We’ve covered a lot of encryption tools for multiple platforms with purposes ranging from simple file or folder encryption to scrambling text in your browser and sending it to someone online. The need to securely share files or text may seem like an unusual one, but you would be surprised how often it comes up. More often than we’d like, you have to send very sensitive information like a password to a family member or friend, and you begin to wonder if email, texts or simple IMs are the right way to do it. All of these get the job done, but mostly, none of these are secure. Dashlane Courier is a service built for this very purpose. It works in conjunction with the Dashlane password vault for Windows, Mac and Android. For those of you who don’t use it, Dashlane lets you securely save all kinds of personal information (primarily passwords and account info) for one-click filling of forms and info fields in your web browser. The information is encrypted, saved locally as well as synced with Dashlane’s online servers. A master password secures your private information from unauthorized access. The developers of Dashlane have added Dashlane Courier as a complimentary service, allowing you to share saved info with anyone as emails that self-destruct after a specific time or right after they are read.
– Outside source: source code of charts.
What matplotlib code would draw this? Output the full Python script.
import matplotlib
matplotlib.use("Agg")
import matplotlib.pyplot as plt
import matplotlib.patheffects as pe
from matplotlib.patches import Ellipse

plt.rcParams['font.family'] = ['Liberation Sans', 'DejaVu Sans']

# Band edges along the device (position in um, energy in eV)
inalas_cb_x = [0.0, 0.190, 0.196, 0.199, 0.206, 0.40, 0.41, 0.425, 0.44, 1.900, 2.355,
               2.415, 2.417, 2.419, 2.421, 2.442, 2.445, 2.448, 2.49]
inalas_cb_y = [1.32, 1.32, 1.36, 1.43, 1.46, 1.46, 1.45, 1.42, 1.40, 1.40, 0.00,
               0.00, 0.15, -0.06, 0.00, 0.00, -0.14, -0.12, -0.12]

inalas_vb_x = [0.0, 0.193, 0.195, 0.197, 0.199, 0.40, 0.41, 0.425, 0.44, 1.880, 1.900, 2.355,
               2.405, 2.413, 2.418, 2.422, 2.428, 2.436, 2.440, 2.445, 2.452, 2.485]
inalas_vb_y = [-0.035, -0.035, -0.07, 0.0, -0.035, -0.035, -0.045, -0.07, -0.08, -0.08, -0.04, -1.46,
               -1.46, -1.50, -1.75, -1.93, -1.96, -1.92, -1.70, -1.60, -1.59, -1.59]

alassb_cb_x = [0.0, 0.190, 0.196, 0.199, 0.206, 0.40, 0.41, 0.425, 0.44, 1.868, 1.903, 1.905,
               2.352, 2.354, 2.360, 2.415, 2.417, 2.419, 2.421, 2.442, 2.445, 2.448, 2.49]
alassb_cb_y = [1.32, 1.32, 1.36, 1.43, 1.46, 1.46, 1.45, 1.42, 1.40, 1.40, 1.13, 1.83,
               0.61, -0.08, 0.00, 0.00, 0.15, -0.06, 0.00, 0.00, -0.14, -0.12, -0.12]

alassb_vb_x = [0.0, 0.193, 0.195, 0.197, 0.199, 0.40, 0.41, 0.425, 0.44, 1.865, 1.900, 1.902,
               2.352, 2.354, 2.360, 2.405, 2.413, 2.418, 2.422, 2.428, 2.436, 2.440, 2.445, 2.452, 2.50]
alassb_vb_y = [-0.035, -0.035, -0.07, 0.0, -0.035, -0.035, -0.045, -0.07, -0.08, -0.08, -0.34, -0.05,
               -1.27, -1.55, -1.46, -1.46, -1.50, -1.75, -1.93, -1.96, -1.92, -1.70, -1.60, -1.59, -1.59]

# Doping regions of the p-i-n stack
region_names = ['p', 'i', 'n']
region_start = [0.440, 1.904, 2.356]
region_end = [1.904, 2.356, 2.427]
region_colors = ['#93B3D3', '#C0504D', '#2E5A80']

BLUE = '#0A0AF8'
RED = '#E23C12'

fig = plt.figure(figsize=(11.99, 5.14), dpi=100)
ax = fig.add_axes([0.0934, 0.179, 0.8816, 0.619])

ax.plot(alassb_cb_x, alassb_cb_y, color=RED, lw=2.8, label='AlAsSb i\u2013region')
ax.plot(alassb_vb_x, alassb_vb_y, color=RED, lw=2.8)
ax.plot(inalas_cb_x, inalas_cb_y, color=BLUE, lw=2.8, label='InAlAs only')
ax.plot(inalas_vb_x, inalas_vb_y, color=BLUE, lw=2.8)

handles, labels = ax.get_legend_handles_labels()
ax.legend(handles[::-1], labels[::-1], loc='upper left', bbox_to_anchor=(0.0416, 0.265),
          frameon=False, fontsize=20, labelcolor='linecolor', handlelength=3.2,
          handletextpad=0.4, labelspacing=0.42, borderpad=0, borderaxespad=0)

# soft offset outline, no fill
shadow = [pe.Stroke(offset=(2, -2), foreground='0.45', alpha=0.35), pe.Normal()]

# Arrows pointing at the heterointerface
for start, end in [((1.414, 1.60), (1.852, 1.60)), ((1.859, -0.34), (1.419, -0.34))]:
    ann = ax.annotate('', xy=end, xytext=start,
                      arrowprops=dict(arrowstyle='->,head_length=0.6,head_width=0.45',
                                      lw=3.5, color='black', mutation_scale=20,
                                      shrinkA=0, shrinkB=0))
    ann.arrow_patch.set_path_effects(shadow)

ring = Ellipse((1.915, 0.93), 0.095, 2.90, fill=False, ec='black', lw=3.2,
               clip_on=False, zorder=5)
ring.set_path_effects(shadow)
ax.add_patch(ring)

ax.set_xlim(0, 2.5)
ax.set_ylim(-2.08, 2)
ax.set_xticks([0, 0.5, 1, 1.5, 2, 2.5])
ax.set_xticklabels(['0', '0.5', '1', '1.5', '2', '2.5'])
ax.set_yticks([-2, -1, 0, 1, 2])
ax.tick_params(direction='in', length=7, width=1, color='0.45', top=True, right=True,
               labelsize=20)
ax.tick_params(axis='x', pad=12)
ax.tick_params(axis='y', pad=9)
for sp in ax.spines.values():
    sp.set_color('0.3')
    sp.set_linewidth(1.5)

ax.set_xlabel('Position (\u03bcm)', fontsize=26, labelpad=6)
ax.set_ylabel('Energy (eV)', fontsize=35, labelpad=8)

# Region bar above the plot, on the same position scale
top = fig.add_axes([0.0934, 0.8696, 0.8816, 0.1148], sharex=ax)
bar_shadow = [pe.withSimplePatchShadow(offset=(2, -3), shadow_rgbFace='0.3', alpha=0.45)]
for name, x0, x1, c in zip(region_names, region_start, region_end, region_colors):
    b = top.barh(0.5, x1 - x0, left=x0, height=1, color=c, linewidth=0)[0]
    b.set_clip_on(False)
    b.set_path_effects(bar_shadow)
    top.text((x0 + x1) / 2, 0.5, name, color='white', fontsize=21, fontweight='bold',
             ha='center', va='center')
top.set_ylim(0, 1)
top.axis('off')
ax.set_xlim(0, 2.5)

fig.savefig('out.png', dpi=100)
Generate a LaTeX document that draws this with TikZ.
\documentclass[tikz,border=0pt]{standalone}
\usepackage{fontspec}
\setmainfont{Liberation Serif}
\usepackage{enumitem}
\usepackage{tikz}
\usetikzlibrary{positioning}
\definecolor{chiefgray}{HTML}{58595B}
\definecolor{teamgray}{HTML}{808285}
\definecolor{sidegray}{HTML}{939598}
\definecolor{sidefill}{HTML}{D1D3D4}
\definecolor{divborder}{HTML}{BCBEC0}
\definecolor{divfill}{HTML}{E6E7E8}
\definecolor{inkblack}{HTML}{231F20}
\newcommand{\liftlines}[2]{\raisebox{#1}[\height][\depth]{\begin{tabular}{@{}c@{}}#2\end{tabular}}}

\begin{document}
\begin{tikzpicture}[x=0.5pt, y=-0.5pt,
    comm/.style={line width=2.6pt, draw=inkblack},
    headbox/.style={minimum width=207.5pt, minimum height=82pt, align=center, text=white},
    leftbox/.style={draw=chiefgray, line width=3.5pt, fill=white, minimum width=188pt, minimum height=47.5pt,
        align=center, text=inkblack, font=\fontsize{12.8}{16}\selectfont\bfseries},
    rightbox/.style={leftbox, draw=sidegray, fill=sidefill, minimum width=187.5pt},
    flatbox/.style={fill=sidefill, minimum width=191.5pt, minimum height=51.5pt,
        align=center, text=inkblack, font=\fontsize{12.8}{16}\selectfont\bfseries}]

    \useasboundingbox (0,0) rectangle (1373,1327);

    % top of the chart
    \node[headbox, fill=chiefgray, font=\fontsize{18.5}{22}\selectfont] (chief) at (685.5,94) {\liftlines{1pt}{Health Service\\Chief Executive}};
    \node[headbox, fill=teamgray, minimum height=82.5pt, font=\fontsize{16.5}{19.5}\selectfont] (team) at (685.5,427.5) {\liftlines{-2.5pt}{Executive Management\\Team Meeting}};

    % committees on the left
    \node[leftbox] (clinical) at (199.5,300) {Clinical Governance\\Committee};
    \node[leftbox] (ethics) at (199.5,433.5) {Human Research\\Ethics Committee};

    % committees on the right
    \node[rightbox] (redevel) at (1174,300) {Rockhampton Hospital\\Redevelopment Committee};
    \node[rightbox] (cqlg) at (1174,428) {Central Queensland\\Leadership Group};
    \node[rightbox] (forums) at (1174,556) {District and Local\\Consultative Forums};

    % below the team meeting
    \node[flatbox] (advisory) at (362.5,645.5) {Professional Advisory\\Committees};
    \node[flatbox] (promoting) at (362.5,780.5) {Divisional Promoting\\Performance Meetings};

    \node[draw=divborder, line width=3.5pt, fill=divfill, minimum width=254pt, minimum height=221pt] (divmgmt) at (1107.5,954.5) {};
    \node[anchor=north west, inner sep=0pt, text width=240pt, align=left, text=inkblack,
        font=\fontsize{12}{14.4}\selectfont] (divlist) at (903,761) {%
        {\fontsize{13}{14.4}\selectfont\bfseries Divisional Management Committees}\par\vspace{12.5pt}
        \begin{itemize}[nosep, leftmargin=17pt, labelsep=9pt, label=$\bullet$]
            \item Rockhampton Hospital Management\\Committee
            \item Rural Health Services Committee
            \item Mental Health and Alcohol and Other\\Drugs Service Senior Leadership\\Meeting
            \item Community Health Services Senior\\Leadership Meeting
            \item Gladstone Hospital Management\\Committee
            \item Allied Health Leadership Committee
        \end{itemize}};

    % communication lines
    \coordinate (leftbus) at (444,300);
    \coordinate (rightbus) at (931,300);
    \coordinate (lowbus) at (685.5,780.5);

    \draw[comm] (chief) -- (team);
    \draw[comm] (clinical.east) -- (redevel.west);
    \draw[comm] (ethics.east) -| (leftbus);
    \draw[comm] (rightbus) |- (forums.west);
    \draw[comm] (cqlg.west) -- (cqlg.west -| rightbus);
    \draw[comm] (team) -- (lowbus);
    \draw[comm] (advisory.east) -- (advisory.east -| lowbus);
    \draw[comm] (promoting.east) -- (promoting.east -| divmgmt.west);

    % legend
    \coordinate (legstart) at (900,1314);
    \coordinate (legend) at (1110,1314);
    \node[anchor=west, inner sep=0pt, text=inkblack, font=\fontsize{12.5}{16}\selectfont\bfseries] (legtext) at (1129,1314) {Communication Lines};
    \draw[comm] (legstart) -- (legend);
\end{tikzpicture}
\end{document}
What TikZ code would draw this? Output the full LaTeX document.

If you aren’t a Dashlane user, you will have to download the app and create an account. You need not import anything from a web browser if you only plan to use it for sending information. Go through the preliminary setup, and then record the information you want to send. On the left of the Dashlane app’s interface, you will see Logins and Passwords; this is where you save the information you want to send. Once it’s saved, open it and you will see the Send this securely option next to Credential details.
A new window opens, asking you to enter the email address you want to send the information to. You can enter more than one address at once. Type in a message and click Send. Your recipient will receive an email with a secure link and a passcode that they must enter in order to view the message. The message self-destructs in 30 minutes or as soon as they are read, ensuring that the information doesn’t fall into the wrong hands.
This new feature is pretty good for sharing sensitive information, but to have to enter and save information before sending it seems a bit unnecessary if it’s a one-time exchange. The service isn’t something you can use to send private messages or notes alone, as it is purely meant to send the information stored in the Dashlane vault. However, you can add notes to each piece of login information before sharing it.